This is an automated email from the ASF dual-hosted git repository.
rexxiong pushed a commit to branch main
in repository https://gitbox.apache.org/repos/asf/celeborn.git
The following commit(s) were added to refs/heads/main by this push:
new f7b036d4c [CELEBORN-1770] FlushNotifier should setException for all
Throwables in Flusher
f7b036d4c is described below
commit f7b036d4c7c8b371941c4215c11a876171096d1d
Author: zhengtao <[email protected]>
AuthorDate: Thu Dec 12 14:23:04 2024 +0800
[CELEBORN-1770] FlushNotifier should setException for all Throwables in
Flusher
### What changes were proposed in this pull request?
Non-IOException (will throw illegalReferenceCountException If a netty's
buffer reference count is incorrect)
should also be set in FlushNotifier.
Provides Utils to convert non-IOExceptions to IOExceptions.

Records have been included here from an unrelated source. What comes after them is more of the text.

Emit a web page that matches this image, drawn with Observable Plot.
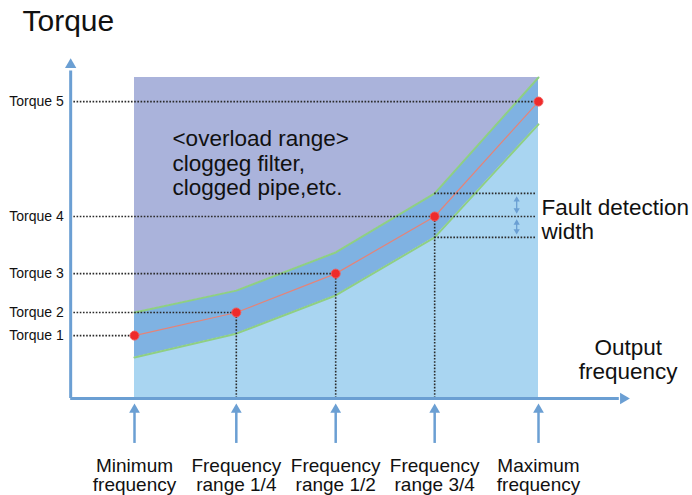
<!DOCTYPE html>
<html><head><meta charset="utf-8">
<script src="https://cdn.jsdelivr.net/npm/d3@7"></script>
<script src="https://cdn.jsdelivr.net/npm/@observablehq/plot@0.6"></script>
<style>body{margin:0;background:#fff;font-family:"Liberation Sans",Arial,sans-serif}</style>
</head><body><div id="chart"></div>
<script>
// ---- data ----
const freqLabels = ["Minimum\nfrequency","Frequency\nrange 1/4","Frequency\nrange 1/2","Frequency\nrange 3/4","Maximum\nfrequency"];
const freqPos = [0, 0.252, 0.498, 0.743, 1];           // fraction of the frequency span
const torqueLabels = ["Torque 1","Torque 2","Torque 3","Torque 4","Torque 5"];
const torqueValues = [19.6, 26.8, 38.9, 56.7, 92.5];   // % of overload ceiling
const upperLimit = [26.8, 33.6, 45.5, 63.9, 100];
const lowerLimit = [12.8, 20.2, 32.1, 50.2, 85.4];
const overloadTop = 100;
const overloadText = ["<overload range>", "cloggeg filter,", "clogged pipe,etc."];
const faultText = ["Fault detection", "width"];
const outputText = ["Output", "frequency"];
const titleText = "Torque";

// axis extents in data units
const yAxisX = -0.158, xAxisEnd = 1.21, yAxisTop = 104;
const faultArrowX = 0.946;

const pts = freqPos.map((f, i) => ({f, t: torqueValues[i], up: upperLimit[i], lo: lowerLimit[i], flab: freqLabels[i], tlab: torqueLabels[i]}));
const mid = pts.slice(1, 4);
const k = 3;
const P = pts[k];

const axisColor = "#6b9fd3";
const dotted = {stroke: "#2a2a2a", strokeWidth: 1.6, strokeDasharray: "1.6,1.6"};

const chart = Plot.plot({
  width: 692, height: 495,
  margin: 0,
  x: {domain: [0, 1], range: [134, 538], axis: null},
  y: {domain: [0, 100], range: [398, 77], axis: null},
  style: {fontFamily: "Liberation Sans, Arial, sans-serif", color: "#111"},
  marks: [
    // regions
    Plot.areaY(pts, {x: "f", y1: "up", y2: overloadTop, fill: "#aab3db", curve: "linear"}),
    Plot.areaY(pts, {x: "f", y1: "lo", y2: "up", fill: "#7fb2e2"}),
    Plot.areaY(pts, {x: "f", y1: 0, y2: "lo", fill: "#a9d5f1"}),
    Plot.line(pts, {x: "f", y: "up", stroke: "#8fcf83", strokeWidth: 2}),
    Plot.line(pts, {x: "f", y: "lo", stroke: "#8fcf83", strokeWidth: 2}),
    Plot.line(pts, {x: "f", y: "t", stroke: "#e68377", strokeWidth: 1.2}),
    // dotted guides
    Plot.ruleY(pts, {y: "t", x1: yAxisX, x2: "f", ...dotted}),
    Plot.ruleX(mid, {x: "f", y1: 0, y2: "t", ...dotted}),
    Plot.ruleY([P.up, P.t, P.lo], {x1: P.f, x2: 0.995, ...dotted}),
    // fault width double arrows
    Plot.ruleX([{a: P.up, b: P.t}, {a: P.t, b: P.lo}], {x: faultArrowX, y1: "a", y2: "b", insetTop: 5, insetBottom: 5, stroke: axisColor, strokeWidth: 1.3}),
    Plot.dot([P.up, P.t], {x: faultArrowX, y: d => d, dy: 6.4, symbol: "triangle", r: 2.3, fill: axisColor, stroke: null}),
    Plot.dot([P.t, P.lo], {x: faultArrowX, y: d => d, dy: -6.4, symbol: "triangle", r: 2.3, fill: axisColor, stroke: null, rotate: 180}),
    // axes
    Plot.ruleX([yAxisX], {y1: 0, y2: yAxisTop - 2, stroke: axisColor, strokeWidth: 3}),
    Plot.ruleY([0], {x1: yAxisX, x2: xAxisEnd - 0.01, stroke: axisColor, strokeWidth: 3}),
    Plot.dot([0], {x: yAxisX, y: yAxisTop, symbol: "triangle", r: 4.2, fill: axisColor, stroke: null}),
    Plot.dot([0], {x: xAxisEnd, y: 0, symbol: "triangle", r: 4.2, fill: axisColor, stroke: null, rotate: 90}),
    // frequency arrows under the axis
    Plot.ruleX(pts, {x: "f", y1: -14, y2: -4, stroke: axisColor, strokeWidth: 2.5}),
    Plot.dot(pts, {x: "f", y: -3.5, symbol: "triangle", r: 4, fill: axisColor, stroke: null}),
    // points
    Plot.dot(pts, {x: "f", y: "t", r: 4.5, fill: "#ef2b2b", stroke: "#f25a5a", strokeWidth: 1}),
    // texts
    Plot.text([titleText], {frameAnchor: "top-left", dx: 22, dy: 9, lineAnchor: "top", textAnchor: "start", fontSize: 30, fill: "#111"}),
    Plot.text(pts, {x: yAxisX, y: "t", text: "tlab", dx: -7, textAnchor: "end", fontSize: 14, fill: "#111"}),
    Plot.text(pts, {x: "f", y: -18.5, text: "flab", lineAnchor: "top", fontSize: 19, lineHeight: 1.02, fill: "#111"}),
    Plot.text([overloadText.join("\n")], {x: 0.094, y: 85, dy: 3, lineAnchor: "top", textAnchor: "start", fontSize: 22.5, lineHeight: 1.09, fill: "#111"}),
    Plot.text([faultText.join("\n")], {x: 1, y: P.t, dx: 3, dy: 3, lineAnchor: "middle", textAnchor: "start", fontSize: 22.5, lineHeight: 1.07, fill: "#111"}),
    Plot.text([outputText.join("\n")], {x: 1.222, y: 14, dy: 6, lineAnchor: "middle", textAnchor: "middle", fontSize: 22.5, lineHeight: 1.07, fill: "#111"})
  ]
});
document.getElementById("chart").append(chart);
</script>
</body></html>
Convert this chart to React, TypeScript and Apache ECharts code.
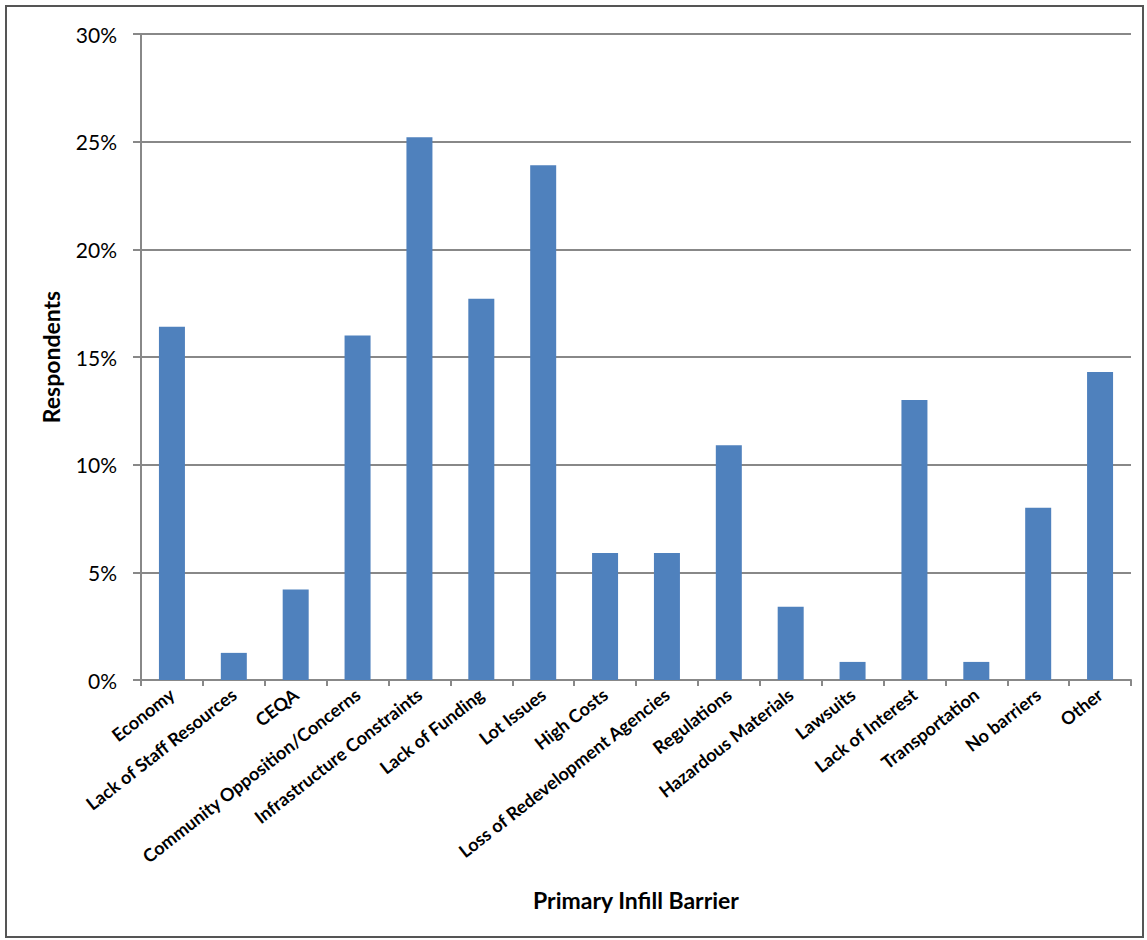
import React, { useEffect, useRef } from "react";
import * as echarts from "echarts";

const categories = [
  "Economy",
  "Lack of Staff Resources",
  "CEQA",
  "Community Opposition/Concerns",
  "Infrastructure Constraints",
  "Lack of Funding",
  "Lot Issues",
  "High Costs",
  "Loss of Redevelopment Agencies",
  "Regulations",
  "Hazardous Materials",
  "Lawsuits",
  "Lack of Interest",
  "Transportation",
  "No barriers",
  "Other",
];
const respondents = [16.4, 1.26, 4.2, 16.0, 25.2, 17.7, 23.9, 5.9, 5.9, 10.9, 3.4, 0.84, 13.0, 0.84, 8.0, 14.3];
const yTicks = [0, 5, 10, 15, 20, 25, 30];

export default function App() {
  const ref = useRef<HTMLDivElement>(null);
  useEffect(() => {
    document.body.style.margin = "0";
    const chart = echarts.init(ref.current!, null, { renderer: "svg" });
    const font = "Lato, 'Open Sans', sans-serif";
    chart.setOption({
      animation: false,
      backgroundColor: "#ffffff",
      graphic: [
        {
          type: "rect",
          shape: { x: 6, y: 6, width: 1137, height: 931 },
          style: { fill: "none", stroke: "#555", lineWidth: 2 },
        },
      ],
      grid: { left: 141, right: 16, top: 34, bottom: 260, containLabel: false },
      xAxis: {
        type: "category",
        data: categories,
        boundaryGap: true,
        name: "Primary Infill Barrier",
        nameLocation: "middle",
        nameGap: 208,
        nameTextStyle: { fontFamily: font, fontWeight: "bold", fontSize: 23, color: "#000" },
        axisLine: { lineStyle: { color: "#888888", width: 2 } },
        axisTick: { show: true, alignWithLabel: false, length: 6, lineStyle: { color: "#888888", width: 2 } },
        axisLabel: {
          interval: 0,
          rotate: 38,
          margin: 12,
          fontFamily: font,
          fontWeight: "bold",
          fontSize: 18,
          color: "#000",
        },
      },
      yAxis: {
        type: "value",
        min: 0,
        max: 30,
        interval: 5,
        name: "Respondents",
        nameLocation: "middle",
        nameGap: 79,
        nameTextStyle: { fontFamily: font, fontWeight: "bold", fontSize: 23, color: "#000" },
        axisLine: { show: true, lineStyle: { color: "#888888", width: 2 } },
        axisTick: { show: true, length: 8, lineStyle: { color: "#888888", width: 2 } },
        splitLine: { show: true, lineStyle: { color: "#888888", width: 2 } },
        axisLabel: {
          margin: 24,
          fontFamily: font,
          fontSize: 21,
          color: "#000",
          formatter: (v: number) => (yTicks.includes(v) ? v + "%" : ""),
        },
      },
      series: [
        {
          type: "bar",
          data: respondents,
          barWidth: 26,
          itemStyle: { color: "#4f81bd" },
        },
      ],
    });
    return () => chart.dispose();
  }, []);
  return <div ref={ref} style={{ position: "absolute", left: 0, top: 0, width: 1147, height: 940 }} />;
}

### Why are the changes needed?
In some test scenarios where data replication is enabled and workers are
randomly terminated, it will throw illegalReferenceCountException which won't
be caught.

### Does this PR introduce _any_ user-facing change?
No.
### How was this patch tested?
Existing UT & cluster test.
Closes #2988 from zaynt4606/clb1770-m.
Authored-by: zhengtao <[email protected]>
Signed-off-by: Shuang <[email protected]>
---
.../org/apache/celeborn/common/util/ExceptionUtils.java | 8 ++++++++
.../celeborn/service/deploy/worker/storage/Flusher.scala | 13 ++++---------
2 files changed, 12 insertions(+), 9 deletions(-)
diff --git
a/common/src/main/java/org/apache/celeborn/common/util/ExceptionUtils.java
b/common/src/main/java/org/apache/celeborn/common/util/ExceptionUtils.java
index dc1d8687f..8f0025177 100644
--- a/common/src/main/java/org/apache/celeborn/common/util/ExceptionUtils.java
+++ b/common/src/main/java/org/apache/celeborn/common/util/ExceptionUtils.java
@@ -44,6 +44,14 @@ public class ExceptionUtils {
}
}
+ public static IOException wrapThrowableToIOException(Throwable throwable) {
+ if (throwable instanceof IOException) {
+ return (IOException) throwable;
+ } else {
+ return new IOException(throwable.getMessage(), throwable);
+ }
+ }
+
public static String stringifyException(Throwable exception) {
if (exception == null) {
return "(null)";
diff --git
a/worker/src/main/scala/org/apache/celeborn/service/deploy/worker/storage/Flusher.scala
b/worker/src/main/scala/org/apache/celeborn/service/deploy/worker/storage/Flusher.scala
index 977b3b72f..205ce8bcc 100644
---
a/worker/src/main/scala/org/apache/celeborn/service/deploy/worker/storage/Flusher.scala
+++
b/worker/src/main/scala/org/apache/celeborn/service/deploy/worker/storage/Flusher.scala
@@ -29,7 +29,7 @@ import org.apache.celeborn.common.internal.Logging
import org.apache.celeborn.common.meta.{DiskStatus, TimeWindow}
import org.apache.celeborn.common.metrics.source.{AbstractSource,
ThreadPoolSource}
import org.apache.celeborn.common.protocol.StorageInfo
-import org.apache.celeborn.common.util.{ThreadUtils, Utils}
+import org.apache.celeborn.common.util.{ExceptionUtils, ThreadUtils, Utils}
import org.apache.celeborn.service.deploy.worker.WorkerSource
import
org.apache.celeborn.service.deploy.worker.WorkerSource.FLUSH_WORKING_QUEUE_SIZE
import
org.apache.celeborn.service.deploy.worker.congestcontrol.CongestionController
@@ -77,14 +77,9 @@ abstract private[worker] class Flusher(
}
} catch {
case t: Throwable =>
- t match {
- case exception: IOException =>
- task.notifier.setException(exception)
- processIOException(
- exception,
- DiskStatus.READ_OR_WRITE_FAILURE)
- case _ =>
- }
+ val e = ExceptionUtils.wrapThrowableToIOException(t)
+ task.notifier.setException(e)
+ processIOException(e, DiskStatus.READ_OR_WRITE_FAILURE)
logWarning(s"Flusher-$this-thread-$index encounter
exception.", t)
}
lastBeginFlushTime.set(index, -1)